Skip to content

Banking Email Categorization Knowledge Model

Overview

The Banking Email Categorization Knowledge Model (display name: Banking Email Categorization EN v#), aims at classifying customer support email messages in order to help banks sort and route this kind of communication.

The model predicts categories covering the most common customer support topics in the banking domain (see below).

Note

The model accepts plain English text as its input. You can then use the TikaTesseract Converter processor or external software to get the text out of Outlook MSG files or other message export file formats.
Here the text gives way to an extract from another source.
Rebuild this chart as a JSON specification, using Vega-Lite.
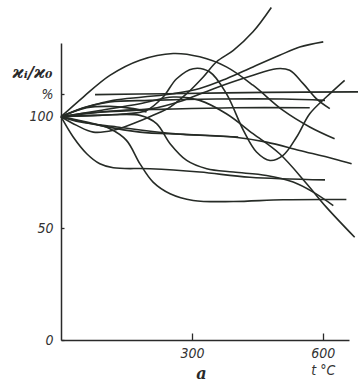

It is useful to include message headers with their labels at the beginning of the message text.
For example:

    From: Adams Amy [mailto:]
    Sent: sunday 6 aug 2019 14:37
    To: Smith, J. (John) <[email protected]>
    Subject: credit card PIN reissue
    Importance: High
    Hello,
    I have ordered a replacement card, however I haven't received the PIN yet.
    How do I request the reissue of the PIN?
    Thank you.
    Best regards
    Amy

Category tree

Possible categories are:

00. (General)
    00.01. Branch opening hours
    00.02. Contact an agent
01. Digital banking
    01.01. User – add, create
        01.01.02. User - modify
        01.01.03. User - remove
        01.01.04. Log-in - generic
        01.01.05. Log-in - first
        01.01.06. Pin - generic
        01.01.07. Pin - unlock
        01.01.08. Pin - reissue
        01.01.09. Password
        01.01.10. Certificate - (re)issue
        01.01.11. Certificate - install
        01.01.12. Other authentication
        01.01.13. Client ID
        01.01.14. Browser, OS, app issues
02. Bank account
    02.01. Open
    02.02. Modify
    02.03. Close
    02.04. Authorized signatory - add, modify, remove
    02.05. Balance
    02.06. Movements
    02.07. Audit letter request
    02.08. Bank fees
03. Payments
    03.01. Bank transfer
        03.01.01. Domestic, SEPA - status
        03.01.02. Domestic, SEPA - cancellation
        03.01.03. Domestic, SEPA - inquiry
        03.01.04. International - status
        03.01.05. International - cancellation
        03.01.06. International - inquiry
        03.01.07. Proof of payment request
    03.02. Online payments
    03.03. Digital wallet
    03.04. Checks
    03.05. Direct debit
04. Loans
    04.01. Loan - eligibility
    04.02. Loan - amount
    04.03. Mortgage - eligibility
    04.04. Mortgage - amount
    04.05. Installments
    04.06. Interest rates
05. Investing and trading
    05.01. Online investing
        05.01.01. Trading issues
    05.02. Investment services
06. Cards
    06.01. Activation
    06.02. Pin - generic
    06.03. Pin - unlock
    06.04. Pin - reissue
    06.05. Contactless payments
    06.06. Credit cards
    06.07. Debit cards
    06.08. Lost or stolen card
    06.09. Expiration
    06.10. Other issues
99. Uncategorized

The categories are divided into seven groups plus a category for unrecognized topics.

Output structure

The model output has the same structure as any other model and is affected by the functional properties of the workflow block.
The peculiar part of the output is the result of categorization, i.e. the categories array.

Example

Considering the following input text:

From: Adams Amy [mailto:]
Sent: sunday 6 aug 2019 14:37
To: Smith, J. (John) <[email protected]>
Subject: credit card PIN reissue
Importance: High
Hello,
I have ordered a replacement card, however I haven't received the PIN yet.
How do I request the reissue of the PIN?
Thank you.
Best regards
Amy

the results of categorization are:

"categories": [
    {
        "frequency": 71.15,
        "hierarchy": [
            "Cards",
            "Pin - reissue"
        ],
        "id": "06.04.",
        "label": "Pin - reissue",
        "namespace": "email_categorization_en",
        "positions": [
            {
                "end": 105,
                "start": 98
            },
            {
                "end": 118,
                "start": 107
            },
            {
                "end": 122,
                "start": 119
            },
            {
                "end": 130,
                "start": 123
            },
            {
                "end": 188,
                "start": 184
            },
            {
                "end": 207,
                "start": 200
            },
            {
                "end": 216,
                "start": 208
            },
            {
                "end": 224,
                "start": 221
            },
            {
                "end": 258,
                "start": 251
            },
            {
                "end": 269,
                "start": 266
            }
        ],
        "score": 37,
        "winner": true
    }
]